Mainstream firm’s employees have minted millions by selling stamps to counterfeiters: in the case of wine, a fraudulent buyer evades tax of at least Sh70 a litre or 35 per cent, fake beers get away with Sh65 a litre while water and juice tax evaders cost the State Sh3 (or five per cent) and Sh7 respectively in excise tax.

“Water and juice stamps are more critical to us because beer excise is mainly controlled by one player who we can easily monitor,” KRA Commissioner-General John Njiraini — who releases his first annual performance results today — told the Business Daily. KRA is under pressure to raise revenue collection to meet higher recurrent and devolved government spending.

SICPA beat a field of security printing firms to clinch the award in December and by the time we went to press the win had not been contested.

Other bidders included three Indian firms Madras, Holistic and Security Printing Press. De La Rue of UK, Authentecs Inc. of US and EDAPS of Ukraine also participated in the tender which had been held up by legal issues since it was advertised in 2008.

The scope this time round is larger though. But Mr Njiraini and procurement chief Grace Murichu said the system was self-funding.

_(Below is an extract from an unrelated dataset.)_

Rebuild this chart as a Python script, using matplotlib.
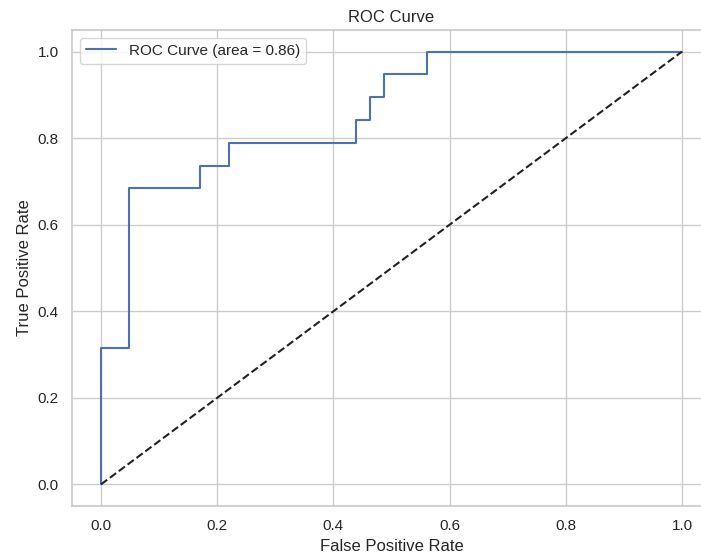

Excisable plants will be required to foot the bill for affixing photosensitive readers (flow meters) on the manufacturing lines to transmit real-time data to KRA servers while in the field officers will be armed with infrared readers.

On Friday, beer and spirits firm Keroche Breweries said it had already installed the flow metre at the production line after its new spirit investment last June though there is no real-time transmission yet. The firm does not expect major cost implications.

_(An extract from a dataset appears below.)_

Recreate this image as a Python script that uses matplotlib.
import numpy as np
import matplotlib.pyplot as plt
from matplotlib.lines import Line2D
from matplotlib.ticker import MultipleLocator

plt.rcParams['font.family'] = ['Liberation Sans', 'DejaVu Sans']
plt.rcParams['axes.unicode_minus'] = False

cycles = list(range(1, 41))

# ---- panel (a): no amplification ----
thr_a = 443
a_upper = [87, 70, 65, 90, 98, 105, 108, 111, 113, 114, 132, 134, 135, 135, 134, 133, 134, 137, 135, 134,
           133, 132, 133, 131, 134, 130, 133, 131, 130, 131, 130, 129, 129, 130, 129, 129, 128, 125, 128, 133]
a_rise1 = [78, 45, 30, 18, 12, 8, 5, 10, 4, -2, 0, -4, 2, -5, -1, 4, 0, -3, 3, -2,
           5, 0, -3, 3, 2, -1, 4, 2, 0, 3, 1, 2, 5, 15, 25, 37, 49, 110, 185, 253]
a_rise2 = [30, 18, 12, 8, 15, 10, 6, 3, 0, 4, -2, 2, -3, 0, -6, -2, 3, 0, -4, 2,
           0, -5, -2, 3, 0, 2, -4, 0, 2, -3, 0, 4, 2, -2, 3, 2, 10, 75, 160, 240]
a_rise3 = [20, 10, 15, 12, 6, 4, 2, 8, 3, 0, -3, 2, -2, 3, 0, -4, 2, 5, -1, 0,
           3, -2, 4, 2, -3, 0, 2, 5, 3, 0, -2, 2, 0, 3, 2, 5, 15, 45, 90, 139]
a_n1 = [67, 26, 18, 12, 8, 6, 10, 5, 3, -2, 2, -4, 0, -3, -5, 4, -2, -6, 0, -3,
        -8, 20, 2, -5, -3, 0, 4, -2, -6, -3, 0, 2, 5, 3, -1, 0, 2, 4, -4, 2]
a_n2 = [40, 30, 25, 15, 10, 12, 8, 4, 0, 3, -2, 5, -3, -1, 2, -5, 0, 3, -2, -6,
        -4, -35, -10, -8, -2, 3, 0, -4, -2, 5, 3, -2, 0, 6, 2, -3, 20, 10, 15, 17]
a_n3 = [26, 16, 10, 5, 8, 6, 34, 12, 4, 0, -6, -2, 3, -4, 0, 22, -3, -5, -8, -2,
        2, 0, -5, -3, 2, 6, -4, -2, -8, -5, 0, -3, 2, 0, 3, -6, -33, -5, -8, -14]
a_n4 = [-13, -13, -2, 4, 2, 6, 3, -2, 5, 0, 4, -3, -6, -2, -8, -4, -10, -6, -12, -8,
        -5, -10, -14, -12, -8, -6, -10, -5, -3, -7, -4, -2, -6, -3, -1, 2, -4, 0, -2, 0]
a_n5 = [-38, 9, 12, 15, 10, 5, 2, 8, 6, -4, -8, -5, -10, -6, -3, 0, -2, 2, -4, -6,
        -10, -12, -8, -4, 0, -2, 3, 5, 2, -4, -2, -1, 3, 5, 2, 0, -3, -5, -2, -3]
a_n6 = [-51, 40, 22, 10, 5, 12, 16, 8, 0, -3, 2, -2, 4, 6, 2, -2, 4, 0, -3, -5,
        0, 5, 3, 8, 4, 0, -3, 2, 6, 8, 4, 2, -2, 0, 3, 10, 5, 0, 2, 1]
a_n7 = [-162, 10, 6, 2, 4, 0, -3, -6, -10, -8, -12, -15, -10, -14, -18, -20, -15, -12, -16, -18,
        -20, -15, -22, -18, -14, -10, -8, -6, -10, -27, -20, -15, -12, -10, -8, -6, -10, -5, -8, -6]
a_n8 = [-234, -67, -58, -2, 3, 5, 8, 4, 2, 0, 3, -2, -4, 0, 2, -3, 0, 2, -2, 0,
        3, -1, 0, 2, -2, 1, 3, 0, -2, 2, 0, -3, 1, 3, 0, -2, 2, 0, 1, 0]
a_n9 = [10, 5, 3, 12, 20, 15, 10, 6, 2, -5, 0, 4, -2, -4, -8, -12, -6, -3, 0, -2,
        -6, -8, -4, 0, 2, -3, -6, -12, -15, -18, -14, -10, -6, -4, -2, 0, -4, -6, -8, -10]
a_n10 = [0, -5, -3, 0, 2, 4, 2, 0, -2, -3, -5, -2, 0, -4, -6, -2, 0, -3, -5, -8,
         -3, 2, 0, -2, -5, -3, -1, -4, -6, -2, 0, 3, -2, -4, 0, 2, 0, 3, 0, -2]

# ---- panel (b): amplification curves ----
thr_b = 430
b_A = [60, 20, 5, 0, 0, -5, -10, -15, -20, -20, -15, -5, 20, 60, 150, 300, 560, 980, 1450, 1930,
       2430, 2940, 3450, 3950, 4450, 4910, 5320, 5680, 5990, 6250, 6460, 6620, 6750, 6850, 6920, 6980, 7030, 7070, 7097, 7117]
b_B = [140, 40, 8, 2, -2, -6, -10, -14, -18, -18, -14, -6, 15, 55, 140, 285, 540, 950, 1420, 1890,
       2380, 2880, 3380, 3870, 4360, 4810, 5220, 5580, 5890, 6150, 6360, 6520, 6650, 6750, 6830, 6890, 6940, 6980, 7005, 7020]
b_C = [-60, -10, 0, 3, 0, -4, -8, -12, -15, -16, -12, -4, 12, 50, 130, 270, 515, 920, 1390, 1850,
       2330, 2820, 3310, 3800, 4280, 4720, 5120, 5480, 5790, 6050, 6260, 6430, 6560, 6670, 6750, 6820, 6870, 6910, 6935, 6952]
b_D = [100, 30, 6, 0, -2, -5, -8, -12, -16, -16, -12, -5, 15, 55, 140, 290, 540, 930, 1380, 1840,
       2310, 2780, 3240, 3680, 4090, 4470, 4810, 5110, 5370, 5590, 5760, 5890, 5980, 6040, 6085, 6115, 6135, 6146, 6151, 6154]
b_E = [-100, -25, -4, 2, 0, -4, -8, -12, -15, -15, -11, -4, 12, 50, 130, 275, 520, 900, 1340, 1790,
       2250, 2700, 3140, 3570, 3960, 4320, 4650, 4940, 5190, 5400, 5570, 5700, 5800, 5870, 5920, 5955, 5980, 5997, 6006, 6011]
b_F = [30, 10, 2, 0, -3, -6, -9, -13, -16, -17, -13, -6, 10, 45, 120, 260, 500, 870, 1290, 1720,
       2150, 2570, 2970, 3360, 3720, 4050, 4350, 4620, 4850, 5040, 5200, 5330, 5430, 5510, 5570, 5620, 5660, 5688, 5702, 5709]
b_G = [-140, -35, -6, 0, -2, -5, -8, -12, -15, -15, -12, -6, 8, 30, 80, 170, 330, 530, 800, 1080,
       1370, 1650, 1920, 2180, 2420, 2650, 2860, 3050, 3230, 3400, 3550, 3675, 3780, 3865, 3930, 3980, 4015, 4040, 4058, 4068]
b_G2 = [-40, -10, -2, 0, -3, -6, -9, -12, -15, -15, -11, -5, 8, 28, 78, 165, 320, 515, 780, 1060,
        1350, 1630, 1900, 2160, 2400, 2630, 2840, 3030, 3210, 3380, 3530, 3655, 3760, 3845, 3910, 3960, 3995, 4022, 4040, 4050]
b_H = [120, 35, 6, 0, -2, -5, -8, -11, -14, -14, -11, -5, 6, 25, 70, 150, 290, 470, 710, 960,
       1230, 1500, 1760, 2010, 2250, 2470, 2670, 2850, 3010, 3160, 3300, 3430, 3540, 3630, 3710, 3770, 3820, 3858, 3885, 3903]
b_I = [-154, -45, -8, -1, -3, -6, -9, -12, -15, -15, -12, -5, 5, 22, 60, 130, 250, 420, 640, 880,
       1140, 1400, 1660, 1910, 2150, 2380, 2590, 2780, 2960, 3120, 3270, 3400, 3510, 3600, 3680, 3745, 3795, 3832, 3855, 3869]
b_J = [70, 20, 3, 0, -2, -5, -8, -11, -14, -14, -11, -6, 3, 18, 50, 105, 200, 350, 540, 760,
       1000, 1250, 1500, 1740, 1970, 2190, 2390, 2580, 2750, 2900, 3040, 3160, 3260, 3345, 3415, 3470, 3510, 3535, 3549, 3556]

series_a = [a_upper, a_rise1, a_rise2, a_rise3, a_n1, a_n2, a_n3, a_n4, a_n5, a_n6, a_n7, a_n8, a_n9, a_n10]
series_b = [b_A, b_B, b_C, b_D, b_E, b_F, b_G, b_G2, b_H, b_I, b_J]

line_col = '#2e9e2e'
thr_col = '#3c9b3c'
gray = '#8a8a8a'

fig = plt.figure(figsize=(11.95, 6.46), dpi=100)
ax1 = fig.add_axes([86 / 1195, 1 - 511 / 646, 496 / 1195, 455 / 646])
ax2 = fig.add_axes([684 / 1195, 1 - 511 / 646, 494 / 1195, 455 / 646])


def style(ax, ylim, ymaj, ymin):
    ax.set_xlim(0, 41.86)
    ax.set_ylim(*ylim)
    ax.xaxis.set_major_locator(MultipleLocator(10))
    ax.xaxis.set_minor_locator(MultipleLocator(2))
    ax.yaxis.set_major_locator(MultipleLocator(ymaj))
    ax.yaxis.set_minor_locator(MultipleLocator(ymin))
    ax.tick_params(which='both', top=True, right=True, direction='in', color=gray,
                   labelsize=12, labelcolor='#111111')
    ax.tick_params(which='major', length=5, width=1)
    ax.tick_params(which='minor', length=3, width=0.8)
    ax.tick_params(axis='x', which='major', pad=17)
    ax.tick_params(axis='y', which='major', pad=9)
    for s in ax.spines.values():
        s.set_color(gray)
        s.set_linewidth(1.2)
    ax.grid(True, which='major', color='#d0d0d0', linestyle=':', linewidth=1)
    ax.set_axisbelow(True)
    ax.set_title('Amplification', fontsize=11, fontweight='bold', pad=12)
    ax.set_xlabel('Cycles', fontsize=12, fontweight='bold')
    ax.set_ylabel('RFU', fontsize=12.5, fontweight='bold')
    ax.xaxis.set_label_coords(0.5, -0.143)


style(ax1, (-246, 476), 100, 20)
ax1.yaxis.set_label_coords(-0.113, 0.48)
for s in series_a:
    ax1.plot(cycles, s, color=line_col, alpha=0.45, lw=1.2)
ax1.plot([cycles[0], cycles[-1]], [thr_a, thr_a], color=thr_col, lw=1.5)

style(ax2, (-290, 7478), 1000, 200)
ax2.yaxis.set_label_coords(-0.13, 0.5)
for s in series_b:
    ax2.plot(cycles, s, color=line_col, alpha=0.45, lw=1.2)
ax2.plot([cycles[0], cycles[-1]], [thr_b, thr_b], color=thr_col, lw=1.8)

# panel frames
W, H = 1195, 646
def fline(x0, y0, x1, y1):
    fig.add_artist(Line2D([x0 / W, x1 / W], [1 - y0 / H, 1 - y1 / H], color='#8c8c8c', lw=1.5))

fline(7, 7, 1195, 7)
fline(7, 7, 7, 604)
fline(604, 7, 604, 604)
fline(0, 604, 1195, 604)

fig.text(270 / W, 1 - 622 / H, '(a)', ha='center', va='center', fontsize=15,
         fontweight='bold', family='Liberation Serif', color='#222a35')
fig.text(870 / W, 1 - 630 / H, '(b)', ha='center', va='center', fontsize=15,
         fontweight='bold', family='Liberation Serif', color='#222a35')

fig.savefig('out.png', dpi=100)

“I think it is a good thing and the costs are unlikely to be very high. We will go along with all the new rules KRA sets,” said Tabitha Karanja, the Keroche CEO.

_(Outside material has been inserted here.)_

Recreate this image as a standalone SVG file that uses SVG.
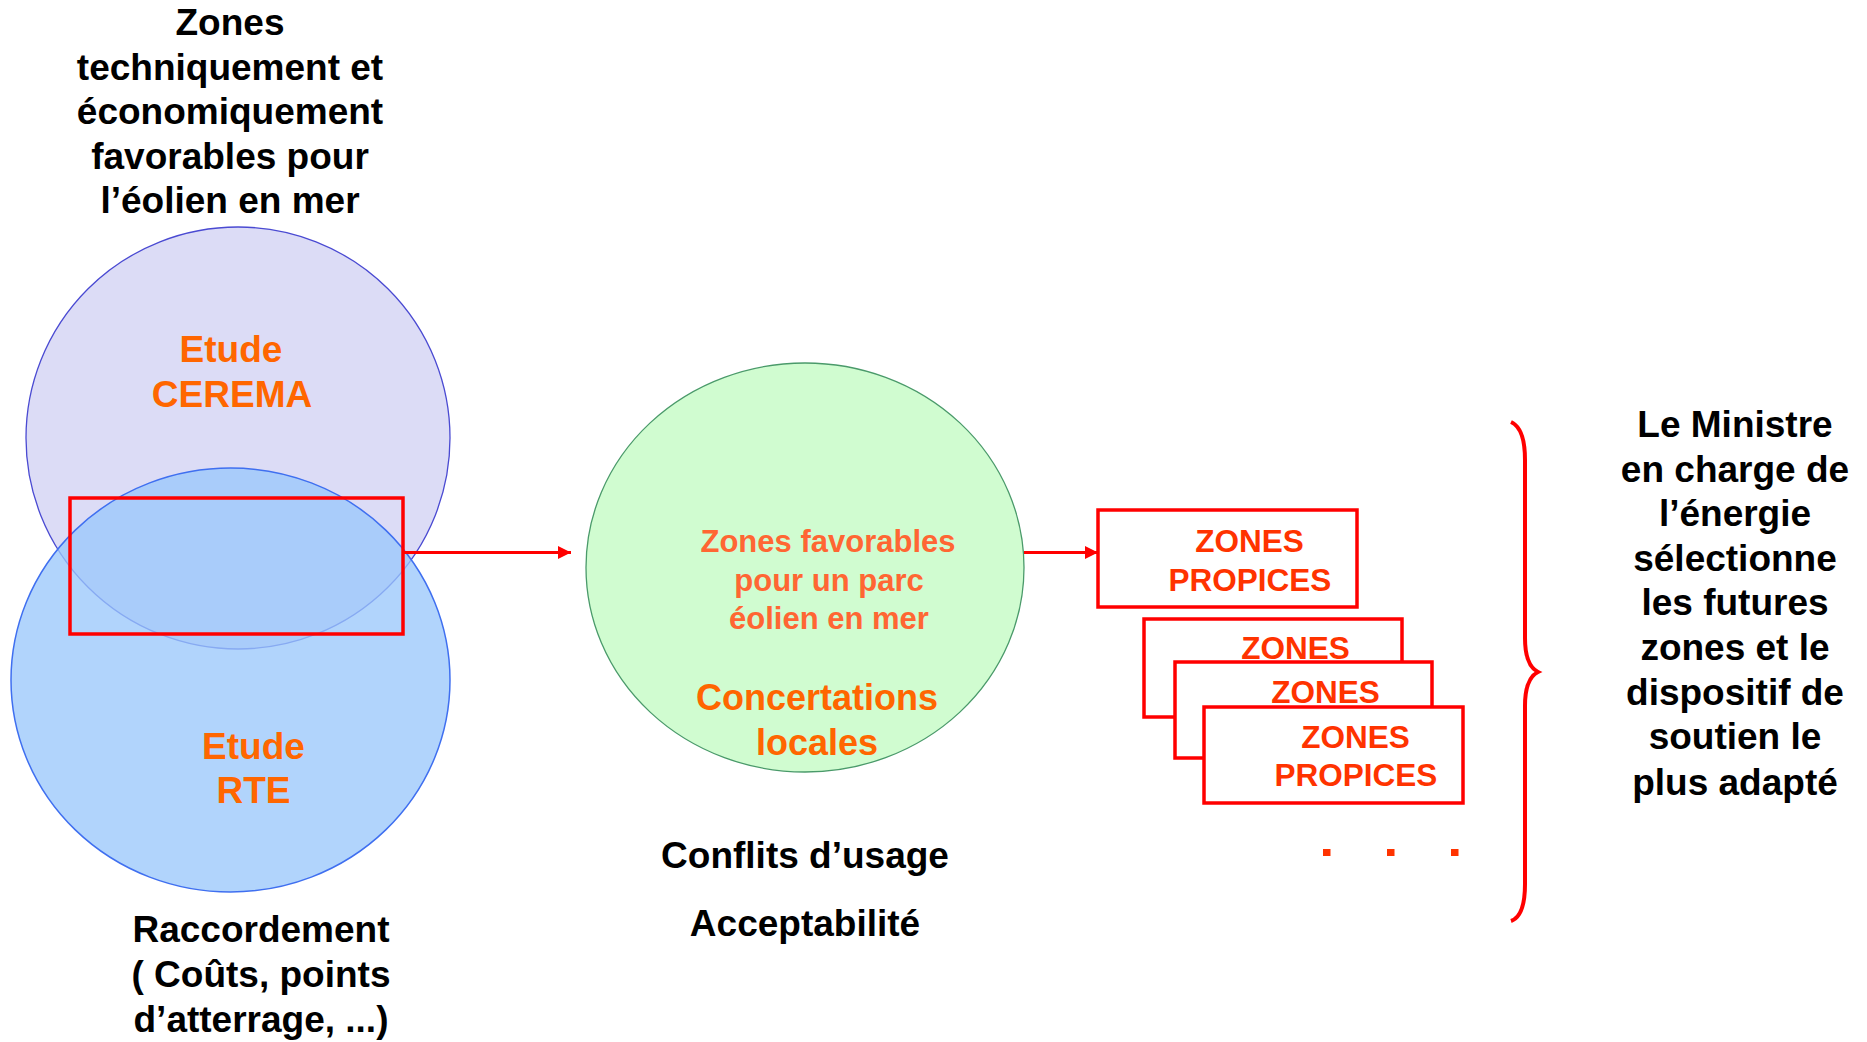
<svg xmlns="http://www.w3.org/2000/svg" width="1867" height="1042" viewBox="0 0 1867 1042">
<defs>
<style>
text{font-family:"Liberation Sans",Arial,sans-serif;font-weight:bold;text-anchor:middle}
.blk{fill:#000;font-size:37px}
.org{fill:#ff6600;font-size:37px}
.org2{fill:#ff6633;font-size:31px}
.conc{fill:#ff6600;font-size:36px}
.zp{fill:#ff3300;font-size:31.5px}
.box{fill:#fff;stroke:#ff0000;stroke-width:3.5}
.conn{stroke:#ff0000;stroke-width:3;fill:none}
</style>
<marker id="arr" viewBox="0 0 10 10" refX="10" refY="5" markerWidth="13" markerHeight="13" markerUnits="userSpaceOnUse" orient="auto">
<path d="M0,0 L10,5 L0,10 Z" fill="#ff0000"/>
</marker>
</defs>
<rect width="1867" height="1042" fill="#fff"/>

<g id="title">
<text class="blk" x="230" y="35">Zones</text>
<text class="blk" x="230" y="80">techniquement et</text>
<text class="blk" x="230" y="124">économiquement</text>
<text class="blk" x="230" y="169">favorables pour</text>
<text class="blk" x="230" y="213">l’éolien en mer</text>
</g>

<g id="cerema">
<ellipse cx="238" cy="438" rx="212" ry="211" fill="#dcdcf6" stroke="#4a4ad2" stroke-width="1.3"/>
<text class="org" x="231" y="362">Etude</text>
<text class="org" x="232" y="407">CEREMA</text>
</g>

<g id="rte">
<ellipse cx="230.5" cy="680" rx="219.5" ry="212" fill="#99c7fb" fill-opacity="0.77" stroke="#3f6ff0" stroke-width="1.5"/>
<text class="org" x="253.5" y="759">Etude</text>
<text class="org" x="253.5" y="803">RTE</text>
</g>

<g id="intersection">
<rect x="70" y="498" width="333" height="136" fill="none" stroke="#ff0000" stroke-width="3.5"/>
</g>

<g id="raccordement">
<text class="blk" x="261" y="942">Raccordement</text>
<text class="blk" x="261" y="987">( Coûts, points</text>
<text class="blk" x="261" y="1032">d’atterrage, ...)</text>
</g>

<g id="favorables">
<ellipse cx="805" cy="567.5" rx="219" ry="204.5" fill="#d0fcd0" stroke="#4a9a6a" stroke-width="1.3"/>
<text class="org2" x="828" y="552">Zones favorables</text>
<text class="org2" x="829" y="591">pour un parc</text>
<text class="org2" x="829" y="629">éolien en mer</text>
<text class="conc" x="817" y="710">Concertations</text>
<text class="conc" x="817" y="755">locales</text>
</g>

<g id="conflits">
<text class="blk" x="805" y="868">Conflits d’usage</text>
<text class="blk" x="805" y="936">Acceptabilité</text>
</g>

<g id="connectors">
<line class="conn" x1="403" y1="552.5" x2="571" y2="552.5" marker-end="url(#arr)"/>
<line class="conn" x1="1024" y1="552.5" x2="1098" y2="552.5" marker-end="url(#arr)"/>
</g>

<g id="zone1">
<rect class="box" x="1098" y="510" width="259" height="97"/>
<text class="zp" x="1249.5" y="552">ZONES</text>
<text class="zp" x="1250" y="591">PROPICES</text>
</g>
<g id="zone2">
<rect class="box" x="1144" y="619" width="258" height="98"/>
<text class="zp" x="1295.5" y="659">ZONES</text>
</g>
<g id="zone3">
<rect class="box" x="1175" y="662" width="257" height="96"/>
<text class="zp" x="1325.5" y="703">ZONES</text>
</g>
<g id="zone4">
<rect class="box" x="1204" y="707" width="259" height="96"/>
<text class="zp" x="1355.5" y="748">ZONES</text>
<text class="zp" x="1356" y="786">PROPICES</text>
</g>

<g id="dots" fill="#ff3300">
<rect x="1323" y="849" width="7.5" height="7"/>
<rect x="1387" y="849" width="7.5" height="7"/>
<rect x="1451" y="849" width="7.5" height="7"/>
</g>

<g id="brace">
<path d="M1511,422 C1520,426 1525,438 1525,460 L1525,638 C1525,657 1530,668 1538,672 C1530,676 1525,687 1525,706 L1525,884 C1525,906 1520,918 1511,921" fill="none" stroke="#ff0000" stroke-width="4"/>
</g>

<g id="ministre">
<text class="blk" x="1735" y="437">Le Ministre</text>
<text class="blk" x="1735" y="482">en charge de</text>
<text class="blk" x="1735" y="526">l’énergie</text>
<text class="blk" x="1735" y="571">sélectionne</text>
<text class="blk" x="1735" y="615">les futures</text>
<text class="blk" x="1735" y="660">zones et le</text>
<text class="blk" x="1735" y="705">dispositif de</text>
<text class="blk" x="1735" y="749">soutien le</text>
<text class="blk" x="1735" y="795">plus adapté</text>
</g>
</svg>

The firm which is currently in the process of increasing beer production is the country’s second largest alcohol manufacturer after East Africa Breweries Ltd.

KRA said the cost of the actual stamp had gone up by Sh0.124 a piece or Sh66.5 million annually. System investments by firms would also cost cash.

“We now don’t have to wait for the declaration of the taxpayer or audit input/output after production,” said Mr Njiraini of the system heavily borrowed from Brazil, one of the most efficient Third World tax collectors where SICPA has a heavy presence.

However, total implementation over the five years will depend on a full ICT rollout in the country as some of the industrial players are in the rural areas.

KRA said it had developed the programme in close consultation with the Kenya Private Sector Alliance (Kepsa), whose members have been heavily affected by counterfeiting, and the Kenya Bureau of Standards.

Fake goods that sell without paying taxes have become a major threat to industrialists and importers, more so distillers and cigarette manufacturers.

“The more electronic government goes the better for the country. This will reduce queues and processes in government offices,” said Kepsa chairman Patrick Obath who happily noted incidence of counterfeiting had fallen since the capture of Kismayu.

“Manufacturers are expected to witness increased sales of tax-paid products which will replace illicit products,” said the commissioner for Domestic Tax-Large Taxpayers Office Pancrasius Nyaga. Consumers would be equally protected.

However, the Anti-Counterfeiting Authority CEO, Stephen Mallowah, said the new stamps can only help in the short-term as technology is dynamic for both authorities and criminals. He noted that when the hologram was introduced, it was believed to be foolproof.

“The idea is to make counterfeiting costly. But for goods which are highly-taxed like cigarettes and alcohol criminals will try to catch up,” said Mr Mallowah.

The tax stamp management is one of the numerous measures adopted by KRA, probably now emboldened by the two per cent agency fee (of the total audited revenue for previous year, now equalling Sh17 billion) that it will be paid by the Treasury.

KRA has also rolled out the iTax system for online tax returns, payments and queries besides starting a unit to pursue landlords for income taxes. Supermarkets have been already been connected real-time to KRA servers.